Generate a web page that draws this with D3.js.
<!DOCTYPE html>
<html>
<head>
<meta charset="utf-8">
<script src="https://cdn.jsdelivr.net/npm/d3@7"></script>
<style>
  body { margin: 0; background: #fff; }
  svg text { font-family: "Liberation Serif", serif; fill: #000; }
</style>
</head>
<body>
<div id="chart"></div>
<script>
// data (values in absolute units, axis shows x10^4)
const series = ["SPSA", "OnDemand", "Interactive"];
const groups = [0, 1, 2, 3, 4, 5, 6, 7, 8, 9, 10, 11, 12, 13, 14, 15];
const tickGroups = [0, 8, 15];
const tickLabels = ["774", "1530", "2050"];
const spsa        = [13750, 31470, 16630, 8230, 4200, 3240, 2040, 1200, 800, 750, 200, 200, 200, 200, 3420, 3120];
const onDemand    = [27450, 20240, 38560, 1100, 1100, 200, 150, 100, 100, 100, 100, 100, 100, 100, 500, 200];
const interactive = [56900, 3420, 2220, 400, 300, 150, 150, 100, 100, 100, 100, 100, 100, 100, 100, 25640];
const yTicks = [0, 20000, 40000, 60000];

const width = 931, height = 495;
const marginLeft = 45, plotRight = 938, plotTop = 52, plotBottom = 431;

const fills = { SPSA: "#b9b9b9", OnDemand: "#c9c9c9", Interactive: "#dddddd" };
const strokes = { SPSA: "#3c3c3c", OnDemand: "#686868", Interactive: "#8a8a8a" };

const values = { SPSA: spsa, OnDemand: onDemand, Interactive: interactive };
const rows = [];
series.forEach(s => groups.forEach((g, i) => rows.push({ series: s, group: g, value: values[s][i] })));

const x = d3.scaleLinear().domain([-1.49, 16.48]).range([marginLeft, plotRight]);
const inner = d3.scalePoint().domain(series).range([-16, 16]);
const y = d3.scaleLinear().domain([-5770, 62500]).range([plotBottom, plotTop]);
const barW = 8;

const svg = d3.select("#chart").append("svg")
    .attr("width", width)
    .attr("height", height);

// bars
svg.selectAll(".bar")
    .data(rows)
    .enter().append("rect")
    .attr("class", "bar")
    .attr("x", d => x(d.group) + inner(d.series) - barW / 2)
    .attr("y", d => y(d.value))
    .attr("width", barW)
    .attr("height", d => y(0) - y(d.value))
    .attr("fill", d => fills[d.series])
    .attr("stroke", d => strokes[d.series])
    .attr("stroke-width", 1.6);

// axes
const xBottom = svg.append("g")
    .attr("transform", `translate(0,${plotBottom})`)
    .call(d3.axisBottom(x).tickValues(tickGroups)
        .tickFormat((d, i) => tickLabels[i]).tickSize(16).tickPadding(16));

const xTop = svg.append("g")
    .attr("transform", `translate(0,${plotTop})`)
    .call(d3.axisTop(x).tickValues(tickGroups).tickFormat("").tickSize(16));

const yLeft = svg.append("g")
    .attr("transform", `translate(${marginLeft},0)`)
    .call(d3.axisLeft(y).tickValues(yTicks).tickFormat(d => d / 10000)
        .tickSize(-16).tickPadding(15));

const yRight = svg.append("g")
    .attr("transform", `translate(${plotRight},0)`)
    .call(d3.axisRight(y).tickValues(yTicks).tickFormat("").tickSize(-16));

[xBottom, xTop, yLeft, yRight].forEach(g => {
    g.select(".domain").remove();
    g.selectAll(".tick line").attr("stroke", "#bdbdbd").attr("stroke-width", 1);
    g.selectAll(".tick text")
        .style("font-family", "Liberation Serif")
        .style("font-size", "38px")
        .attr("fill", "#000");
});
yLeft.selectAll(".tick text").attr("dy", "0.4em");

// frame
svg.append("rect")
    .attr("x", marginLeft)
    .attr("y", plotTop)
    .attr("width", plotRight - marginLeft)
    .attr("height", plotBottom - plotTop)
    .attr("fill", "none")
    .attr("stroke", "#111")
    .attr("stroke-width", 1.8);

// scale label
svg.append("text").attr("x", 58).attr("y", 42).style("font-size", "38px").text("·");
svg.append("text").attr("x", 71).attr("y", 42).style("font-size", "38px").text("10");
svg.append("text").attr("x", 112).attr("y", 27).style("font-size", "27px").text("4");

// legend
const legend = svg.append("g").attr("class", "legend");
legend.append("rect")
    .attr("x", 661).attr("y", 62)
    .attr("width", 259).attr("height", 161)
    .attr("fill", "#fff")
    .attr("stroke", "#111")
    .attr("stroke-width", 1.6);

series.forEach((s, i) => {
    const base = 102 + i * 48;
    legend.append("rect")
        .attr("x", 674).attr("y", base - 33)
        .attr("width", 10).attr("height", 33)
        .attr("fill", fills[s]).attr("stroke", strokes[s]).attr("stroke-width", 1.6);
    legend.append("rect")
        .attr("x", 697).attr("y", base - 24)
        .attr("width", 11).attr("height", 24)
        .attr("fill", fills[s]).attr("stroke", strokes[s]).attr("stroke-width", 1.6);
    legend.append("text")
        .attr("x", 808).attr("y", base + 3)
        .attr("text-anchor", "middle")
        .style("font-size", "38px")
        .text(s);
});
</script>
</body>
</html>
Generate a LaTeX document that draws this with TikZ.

****

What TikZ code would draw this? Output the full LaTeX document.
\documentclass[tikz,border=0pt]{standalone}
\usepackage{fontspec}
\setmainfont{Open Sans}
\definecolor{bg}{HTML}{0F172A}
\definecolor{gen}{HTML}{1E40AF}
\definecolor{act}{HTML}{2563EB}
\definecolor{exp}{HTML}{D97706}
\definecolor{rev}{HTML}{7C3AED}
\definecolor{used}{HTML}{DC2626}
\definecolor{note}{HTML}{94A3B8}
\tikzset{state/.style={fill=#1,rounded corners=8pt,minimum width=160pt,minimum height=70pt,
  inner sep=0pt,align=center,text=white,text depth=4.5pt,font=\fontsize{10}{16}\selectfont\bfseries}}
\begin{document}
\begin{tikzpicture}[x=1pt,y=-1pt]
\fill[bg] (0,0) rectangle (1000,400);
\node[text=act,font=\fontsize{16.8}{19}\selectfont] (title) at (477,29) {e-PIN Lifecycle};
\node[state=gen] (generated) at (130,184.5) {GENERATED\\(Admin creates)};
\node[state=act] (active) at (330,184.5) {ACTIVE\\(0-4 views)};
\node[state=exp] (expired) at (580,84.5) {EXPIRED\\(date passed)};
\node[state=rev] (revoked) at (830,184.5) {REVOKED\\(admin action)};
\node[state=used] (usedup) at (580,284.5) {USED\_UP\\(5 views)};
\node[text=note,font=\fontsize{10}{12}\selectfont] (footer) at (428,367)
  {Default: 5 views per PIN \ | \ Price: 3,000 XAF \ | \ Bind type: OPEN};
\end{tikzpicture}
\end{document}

****

Extract the lines of the preceding material that run from the line with "Generate a web" through the line with "series.forEach(s => groups.forEach((g, i)", inclusive, reproducing them exactly and adding nothing.

### THE REPLY:
Generate a web page that draws this with D3.js.
<!DOCTYPE html>
<html>
<head>
<meta charset="utf-8">
<script src="https://cdn.jsdelivr.net/npm/d3@7"></script>
<style>
  body { margin: 0; background: #fff; }
  svg text { font-family: "Liberation Serif", serif; fill: #000; }
</style>
</head>
<body>
<div id="chart"></div>
<script>
// data (values in absolute units, axis shows x10^4)
const series = ["SPSA", "OnDemand", "Interactive"];
const groups = [0, 1, 2, 3, 4, 5, 6, 7, 8, 9, 10, 11, 12, 13, 14, 15];
const tickGroups = [0, 8, 15];
const tickLabels = ["774", "1530", "2050"];
const spsa        = [13750, 31470, 16630, 8230, 4200, 3240, 2040, 1200, 800, 750, 200, 200, 200, 200, 3420, 3120];
const onDemand    = [27450, 20240, 38560, 1100, 1100, 200, 150, 100, 100, 100, 100, 100, 100, 100, 500, 200];
const interactive = [56900, 3420, 2220, 400, 300, 150, 150, 100, 100, 100, 100, 100, 100, 100, 100, 25640];
const yTicks = [0, 20000, 40000, 60000];

const width = 931, height = 495;
const marginLeft = 45, plotRight = 938, plotTop = 52, plotBottom = 431;

const fills = { SPSA: "#b9b9b9", OnDemand: "#c9c9c9", Interactive: "#dddddd" };
const strokes = { SPSA: "#3c3c3c", OnDemand: "#686868", Interactive: "#8a8a8a" };

const values = { SPSA: spsa, OnDemand: onDemand, Interactive: interactive };
const rows = [];
series.forEach(s => groups.forEach((g, i) => rows.push({ series: s, group: g, value: values[s][i] })));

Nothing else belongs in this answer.